Writer. Feminist. Boxed mac & cheese aficionado.

I want my future son to have the strength to change rape culture

To my future son,

More: I was raped, I didn’t speak out, and I don’t regret it

You may or may not ever exist. I don't know. The concept of having kids anytime soon to me is almost laughable, as is verified by my future boyfriend and future flourishing writing career.

Still, future son, there are some things you need to know.

There are a lot of things you need to know. And with the Stanford rapist's shortened sentence almost at its close, I think now is as good a time as any to relay them.

As much as it may seem men and women are equal in this society, honey, they aren't. There are a million facts I could use to back this up and likely will throughout your lifetime until you begin to laugh when I'm around your friends, teasing me (even though deep down you'd better be proud and loving) and calling me a crazy feminist.

Feminists are NOT and never have been crazy, but we can get into that later.

But one facet of this inequality is difficult to describe to someone who has never experienced it. It is a deep chill that goes up your spine when you are in a parking ramp at night and you hear a sound, any sound. It is the way you duck your head quickly and decisively when a man makes eye contact with you on the train or subway, regardless of how friendly he looks. It is the way you quicken your step and pretend you are deaf, completely deaf, when someone calls out to you on the street. It is the way you check on your friends throughout the night to make sure they aren't too drunk.

If none of these scenarios sound familiar to you, love, it's because you're not a woman. And as much as I hope and pray that by the time you read this letter everything will have changed, I don't believe it will have.

You might be wondering what my point is, even though your adorable little sister, Juliet, is nodding along emphatically.

I need to talk to you about sex. Come back. Come back right now and sit back down. Yes, I hope you're far too young for this, but that's not the point.

I think you're a wonderful person. I do. I think you're strong and smart and brave, and you try to do the right thing. And I don't believe you would ever take advantage of a woman, intentionally or otherwise. Still, we need to talk.
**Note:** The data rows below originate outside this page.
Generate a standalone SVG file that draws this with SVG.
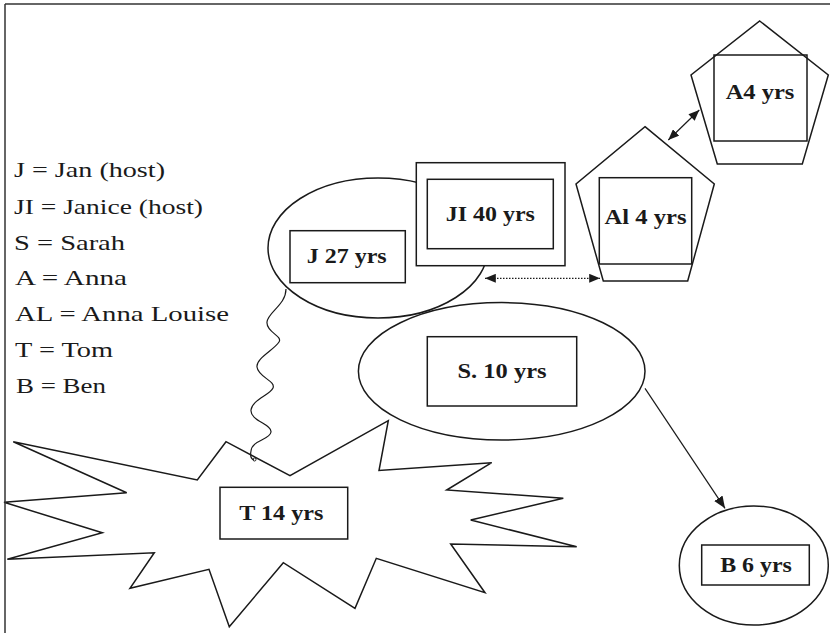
<svg xmlns="http://www.w3.org/2000/svg" width="830" height="633" viewBox="0 0 830 633">
<defs>
<style>
.s{fill:none;stroke:#1a1a1a;stroke-width:1.5}
.w{fill:#fff;stroke:#1a1a1a;stroke-width:1.5}
.lg{font-family:"Liberation Serif","Times New Roman",serif;font-size:22px;fill:#1a1a1a}
.lb{font-family:"Liberation Serif","Times New Roman",serif;font-size:22px;font-weight:bold;fill:#1a1a1a;text-anchor:middle}
.c{fill:none;stroke:#1a1a1a;stroke-width:1.2}
.d{fill:none;stroke:#1a1a1a;stroke-width:1.2;stroke-dasharray:1.5 1.5}
</style>
<marker id="ah" viewBox="0 0 12 10" refX="12" refY="5" markerWidth="12" markerHeight="10" markerUnits="userSpaceOnUse" orient="auto-start-reverse">
<path d="M0,0 L12,5 L0,10 Z" fill="#1a1a1a"/>
</marker>
<marker id="ahs" viewBox="0 0 12 10" refX="12" refY="5" markerWidth="11" markerHeight="9" markerUnits="userSpaceOnUse" orient="auto-start-reverse">
<path d="M0,0 L12,5 L0,10 Z" fill="#1a1a1a"/>
</marker>
</defs>
<rect width="830" height="633" fill="#fff"/>

<g id="legend">
<text class="lg" x="14" y="177" textLength="151" lengthAdjust="spacingAndGlyphs">J = Jan (host)</text>
<text class="lg" x="14" y="213.5" textLength="189" lengthAdjust="spacingAndGlyphs">JI = Janice (host)</text>
<text class="lg" x="14" y="249.5" textLength="111" lengthAdjust="spacingAndGlyphs">S = Sarah</text>
<text class="lg" x="15" y="285" textLength="112" lengthAdjust="spacingAndGlyphs">A = Anna</text>
<text class="lg" x="15" y="321" textLength="214" lengthAdjust="spacingAndGlyphs">AL = Anna Louise</text>
<text class="lg" x="15" y="357" textLength="98" lengthAdjust="spacingAndGlyphs">T = Tom</text>
<text class="lg" x="16" y="392.5" textLength="90" lengthAdjust="spacingAndGlyphs">B = Ben</text>
</g>

<g id="node-T">
<polygon class="w" points="13.3,441.7 197.3,480 226,441.7 290,475.7 388.3,420.7 379,470.5 491.7,462.7 446.7,490 563.3,498.3 470.7,520 576.7,546.7 450.7,544 485,592.7 376.3,558.3 355,608.3 283.3,562.7 229.3,626.7 209,569.3 130,588.3 154.3,552.7 7.3,559.3 102.3,532.7 4,502.3 126.7,492.7"/>
<rect class="w" x="220" y="487.3" width="127.7" height="51.7"/>
<text class="lb" x="281.3" y="520" textLength="84" lengthAdjust="spacingAndGlyphs">T 14 yrs</text>
</g>

<g id="node-J">
<ellipse class="s" cx="378" cy="248" rx="110" ry="70"/>
<rect class="w" x="290" y="230.7" width="115.3" height="52"/>
<text class="lb" x="346.7" y="263.3" textLength="80" lengthAdjust="spacingAndGlyphs">J 27 yrs</text>
</g>

<g id="node-JI">
<rect class="w" x="416.3" y="162.7" width="148.7" height="103"/>
<rect class="w" x="427.3" y="179.3" width="126" height="69.4"/>
<text class="lb" x="490.3" y="221" textLength="89" lengthAdjust="spacingAndGlyphs">JI 40 yrs</text>
</g>

<g id="node-S">
<ellipse class="s" cx="501.7" cy="371.3" rx="143.3" ry="68.7"/>
<rect class="w" x="427.3" y="336.7" width="149.4" height="69.3"/>
<text class="lb" x="502" y="378.3" textLength="89" lengthAdjust="spacingAndGlyphs">S. 10 yrs</text>
</g>

<g id="node-Al">
<polygon class="w" points="645,126.7 714.3,184 687.7,281 603.3,281 576,184"/>
<rect class="s" x="599.3" y="177.7" width="92.4" height="86.3"/>
<text class="lb" x="645.5" y="224" textLength="82" lengthAdjust="spacingAndGlyphs">Al 4 yrs</text>
</g>

<g id="node-A4">
<polygon class="w" points="759.7,21 828.3,75 802.3,164 717.3,164 691,75"/>
<rect class="s" x="714" y="55" width="93" height="86"/>
<text class="lb" x="760" y="99.3" textLength="68.7" lengthAdjust="spacingAndGlyphs">A4 yrs</text>
</g>

<g id="node-B">
<ellipse class="w" cx="753.8" cy="565.5" rx="74.5" ry="59.5"/>
<rect class="s" x="701.7" y="545" width="107.6" height="40"/>
<text class="lb" x="756" y="571.7" textLength="71.7" lengthAdjust="spacingAndGlyphs">B 6 yrs</text>
</g>

<g id="connectors">
<path class="c" d="M286,289 C286,305 268,312 267,322 C266,332 283,336 279,342 C274,350 256,358 257,367 C258,377 276,381 273,388 C270,395 252,400 251,410 C250,421 272,424 271,432 C270,440 252,440 251,451 C250,456 251,459 254,460"/>
<circle cx="254.5" cy="459.5" r="1.5" fill="none" stroke="#1a1a1a" stroke-width="1"/>
<line class="d" x1="485" y1="278.3" x2="600" y2="278.3" marker-start="url(#ahs)" marker-end="url(#ahs)"/>
<line class="c" x1="668.3" y1="140" x2="699.3" y2="110" marker-start="url(#ahs)" marker-end="url(#ahs)"/>
<line class="c" x1="645" y1="388.3" x2="725" y2="508.3" marker-end="url(#ah)"/>
</g>

<g id="frame">
<line x1="5" y1="4" x2="830" y2="4" stroke="#333" stroke-width="1.5"/>
<line x1="5" y1="4" x2="5" y2="633" stroke="#333" stroke-width="1.5"/>
</g>
</svg>
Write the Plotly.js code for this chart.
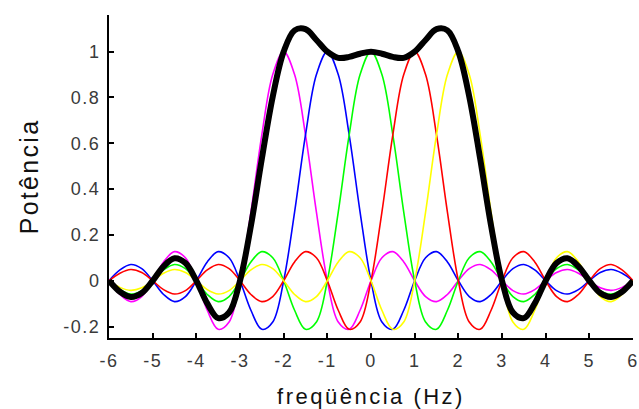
<!DOCTYPE html>
<html>
<head>
<meta charset="utf-8">
<script src="https://cdn.plot.ly/plotly-3.0.1.min.js"></script>
<style>
html,body{margin:0;padding:0;background:#fff;}
#chart{width:639px;height:409px;}
#chart .xtick text, #chart .ytick text{letter-spacing:1.5px;}
#chart .xtitle{letter-spacing:2.5px;}
#chart .ytitle{letter-spacing:2.3px;}
</style>
</head>
<body>
<div id="chart"></div>
<script>
// frequency grid (Hz), step 0.25
const freq = [-6,-5.75,-5.5,-5.25,-5,-4.75,-4.5,-4.25,-4,-3.75,-3.5,-3.25,-3,-2.75,-2.5,-2.25,-2,-1.75,-1.5,-1.25,-1,-0.75,-0.5,-0.25,0,0.25,0.5,0.75,1,1.25,1.5,1.75,2,2.25,2.5,2.75,3,3.25,3.5,3.75,4,4.25,4.5,4.75,5,5.25,5.5,5.75,6];

const magenta = [0,-0.060,-0.091,-0.069,0,0.082,0.127,0.100,0,-0.129,-0.212,-0.180,0,0.300,0.637,0.900,1.000,
  0.900,0.637,0.300,0,-0.180,-0.212,-0.129,0,0.100,0.127,0.082,0,-0.069,-0.091,-0.060,0,0.053,0.071,0.047,0,-0.043,-0.058,-0.039,0,0.036,0.049,0.033,0,-0.031,-0.042,-0.029,0];

const blue = [0,0.047,0.071,0.053,0,-0.060,-0.091,-0.069,0,0.082,0.127,0.100,0,-0.129,-0.212,-0.180,0,0.300,0.637,0.900,1.000,
  0.900,0.637,0.300,0,-0.180,-0.212,-0.129,0,0.100,0.127,0.082,0,-0.069,-0.091,-0.060,0,0.053,0.071,0.047,0,-0.043,-0.058,-0.039,0,0.036,0.049,0.033,0];

const green = [0,-0.039,-0.058,-0.043,0,0.047,0.071,0.053,0,-0.060,-0.091,-0.069,0,0.082,0.127,0.100,0,-0.129,-0.212,-0.180,0,0.300,0.637,0.900,1.000,
  0.900,0.637,0.300,0,-0.180,-0.212,-0.129,0,0.100,0.127,0.082,0,-0.069,-0.091,-0.060,0,0.053,0.071,0.047,0,-0.043,-0.058,-0.039,0];

const red = [0,0.033,0.049,0.036,0,-0.039,-0.058,-0.043,0,0.047,0.071,0.053,0,-0.060,-0.091,-0.069,0,0.082,0.127,0.100,0,-0.129,-0.212,-0.180,0,0.300,0.637,0.900,1.000,
  0.900,0.637,0.300,0,-0.180,-0.212,-0.129,0,0.100,0.127,0.082,0,-0.069,-0.091,-0.060,0,0.053,0.071,0.047,0];

const yellow = [0,-0.029,-0.042,-0.031,0,0.033,0.049,0.036,0,-0.039,-0.058,-0.043,0,0.047,0.071,0.053,0,-0.060,-0.091,-0.069,0,0.082,0.127,0.100,0,-0.129,-0.212,-0.180,0,0.300,0.637,0.900,1.000,
  0.900,0.637,0.300,0,-0.180,-0.212,-0.129,0,0.100,0.127,0.082,0,-0.069,-0.091,-0.060,0];

const total = [0,-0.048,-0.071,-0.054,0,0.063,0.098,0.077,0,-0.099,-0.163,-0.139,0,0.240,0.532,0.804,1.000,1.093,1.098,1.051,1.000,0.973,0.977,0.991,1.000,
  0.991,0.977,0.973,1.000,1.051,1.098,1.093,1.000,0.804,0.532,0.240,0,-0.139,-0.163,-0.099,0,0.077,0.098,0.063,0,-0.054,-0.071,-0.048,0];

const xTickVals = [-6,-5,-4,-3,-2,-1,0,1,2,3,4,5,6];
const xTickText = ["-6","-5","-4","-3","-2","-1","0","1","2","3","4","5","6"];
const yTickVals = [-0.2,0,0.2,0.4,0.6,0.8,1];
const yTickText = ["-0.2","0","0.2","0.4","0.6","0.8","1"];

const series = [
  {y: magenta, color: '#ff00ff'},
  {y: blue, color: '#0000ff'},
  {y: green, color: '#00ff00'},
  {y: red, color: '#ff0000'},
  {y: yellow, color: '#ffff00'}
];
const traces = series.map(s => ({
  x: freq, y: s.y, type: 'scatter', mode: 'lines',
  line: {color: s.color, width: 1.6, shape: 'spline', smoothing: 1},
  hoverinfo: 'skip'
}));
traces.push({x: freq, y: total, type: 'scatter', mode: 'lines',
  line: {color: '#000000', width: 6, shape: 'spline', smoothing: 1}, hoverinfo: 'skip'});

const layout = {
  width: 639, height: 409,
  margin: {l: 109, r: 6, t: 15, b: 71, pad: 0},
  paper_bgcolor: '#ffffff', plot_bgcolor: '#ffffff',
  showlegend: false,
  font: {family: 'Liberation Sans, Arial, sans-serif', color: '#3a3a3a', size: 18},
  xaxis: {
    range: [-6, 6], tickvals: xTickVals, ticktext: xTickText,
    ticks: 'inside', ticklen: 5, tickwidth: 2, tickcolor: '#000',
    showline: true, linecolor: '#000', linewidth: 2, showgrid: false, zeroline: false,
    ticklabelstandoff: 5,
    title: {text: 'freqüência (Hz)', font: {size: 22, color: '#111'}, standoff: 20}
  },
  yaxis: {
    range: [-0.25, 1.16], tickvals: yTickVals, ticktext: yTickText,
    ticks: 'inside', ticklen: 5, tickwidth: 2, tickcolor: '#000',
    showline: true, linecolor: '#000', linewidth: 2, showgrid: false, zeroline: false,
    ticklabelstandoff: 3,
    title: {text: 'Potência', font: {size: 25, color: '#111'}, standoff: 24}
  }
};
Plotly.newPlot('chart', traces, layout, {staticPlot: true, displayModeBar: false});
</script>
</body>
</html>
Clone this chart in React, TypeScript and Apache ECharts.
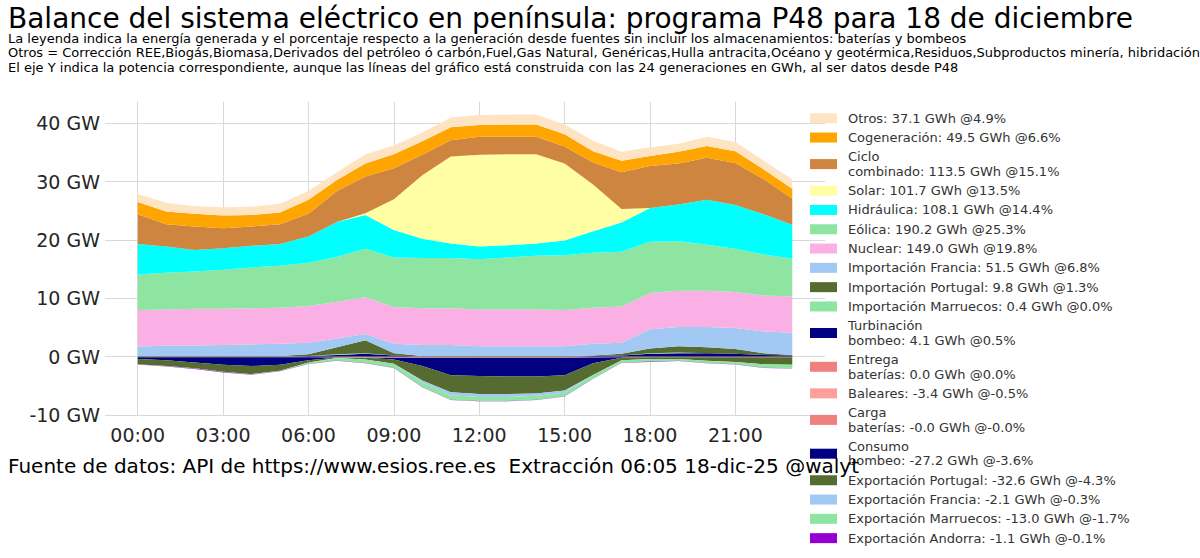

If a woman seems drunk, don't sleep with her. Don't do it. I don't care if you're drunk too, I don't care if she begs you to in a slurred sultry voice, and I don't care if your friends are egging you on. Politely refuse, tell her she's gorgeous and you would be happy to have this conversation sober. She will have so much respect for you, love, I promise.

Ask a woman if she wants to have sex before you initiate anything. Yes, literally use those words. I don't care if you think it kills the mood. Oh, I know, I'm so not cool. But listen.

More: I didn't know if I was raped so I kept silent – Brock Turner convinced me to speak up

If you have friends who happen to be women who ask you to walk them to their cars, always say yes.

If a woman is falling over drunk at a party, find her friends or offer to take her home. If anyone is pursuing her while she is in this state, please, please intervene. You could save her life.

If a woman is wearing a bodycon skirt, thigh-high leather boots and a bralette, she's not asking for it. Maybe she put that on because it makes her feel sexy, beautiful, strong or like herself. She did not put that on as an invitation to be touched.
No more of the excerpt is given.